Digitalisierung ist ein Schlüsselbegriff und Schlagwort unserer Zeit: kein Regierungsprogramm, keine Bildungsstrategie, kein Wirtschaftsplan, in denen nicht ständig das Wort Digitalisierung vorkommt. Digitalisierung ist zum einen eine Notwendigkeit unserer Zeit, die vom technischen Fortschritt und von wirtschaftlichen Sachzwängen bedingt ist. Wir erleben sie andererseits als die Grundlage für gesellschaftliche Veränderungen: das Internet hat Information und Wissen für alle zugänglich gemacht und gibt allen die Möglichkeit, sich öffentlich an Kommunikation zu beteiligen – mit allen Vor- und Nachteilen.
Wenn wir von Digitalisierung in der Schule reden, dann geht es auch genau um diese beiden Bereiche: wir müssen unsere Schülerinnen und Schüler technisch fit machen für die Herausforderungen, die in Zukunft auf sie zukommen werden. Dabei muss uns bewusst sein, dass wir erst am Anfang einer Entwicklung stehen, die wir im Moment noch gar nicht abschätzen können. Aber wir müssen im Zusammenhang mit Digitalisierung auch das Bildungssystem den gesellschaftlichen Veränderungen und den veränderten Rollen anpassen: wenn das Internet Information für alle zugänglich macht, verschwinden Wissensmonopole. Das betrifft auch die Schule. Lernen geschieht heute zu einem großen Teil über Google, YouTube und Soziale Medien. Übrigens ist YouTube in einer weltweiten Umfrage über die 200 besten Tools zum Lernen die Nummer 1. Die Rolle der Lehrpersonen verändert sich damit. Die Beteiligung aller verflacht Hierarchien, übrigens nicht nur in der Schule.
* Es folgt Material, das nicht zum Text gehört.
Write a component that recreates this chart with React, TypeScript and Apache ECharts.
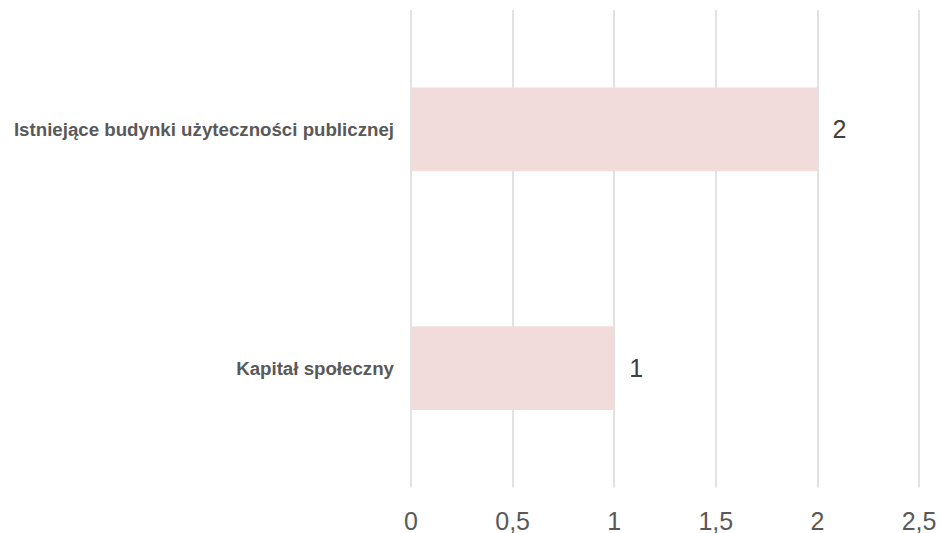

Die Schule darf nicht zu einer Parallelwelt werden, in der Lernen so geschehen muss, wie es immer schon war, während im „normalen Leben“ sich vieles – zum Beispiel der Umgang mit Medien – grundsätzlich verändert. Digitalisierung und Schulentwicklung gehören zusammen und müssen miteinander gedacht werden. Schulentwicklung hat drei Dimensionen: Unterrichtsentwicklung, Personalentwicklung und Organisationsentwicklung. Im Bereich der Unterrichtsentwicklung haben wir ein verändertes Rollenverständnis von Lehrerenden und Lernenden, wir haben die Möglichkeit im Rahmen des Lernens Informationen von außen zu holen und nach außen zu tragen. Es entsteht dadurch das, was wir als seamless learning bezeichnen, als nahtloses Lernen, das die Grenze zwischen Schule und Außenwelt oder Schulzeit und Freizeit verschwinden lässt. Dazu ist Personalentwicklung – die zweite Dimension der Schulentwicklung – notwendig: zum einen ganz banal als technische Fortbildung, zum anderen müssen Lehrpersonen lernen, Bildung neu zu definieren. Entsprechend dieser neuen Denkweise sind auch bereits neue Fortbildungsformate entstanden: wenn Lehrerinnen und Lehrer an Barcamps teilnehmen, dann sind das Formate, in denen alle Beteiligten zugleich Lernende und Lehrende sind. Diese Entwicklungen haben auch Auswirkungen auf die Organisationsstruktur der Schullandschaft: Hierarchien verflachen, die Kommunikation wird demokratischer und vernetzter.
Digitalisierung darf nicht ohne die Schulentwicklung gedacht werden, und Schulentwicklung nicht losgelöst von Digitalisierung.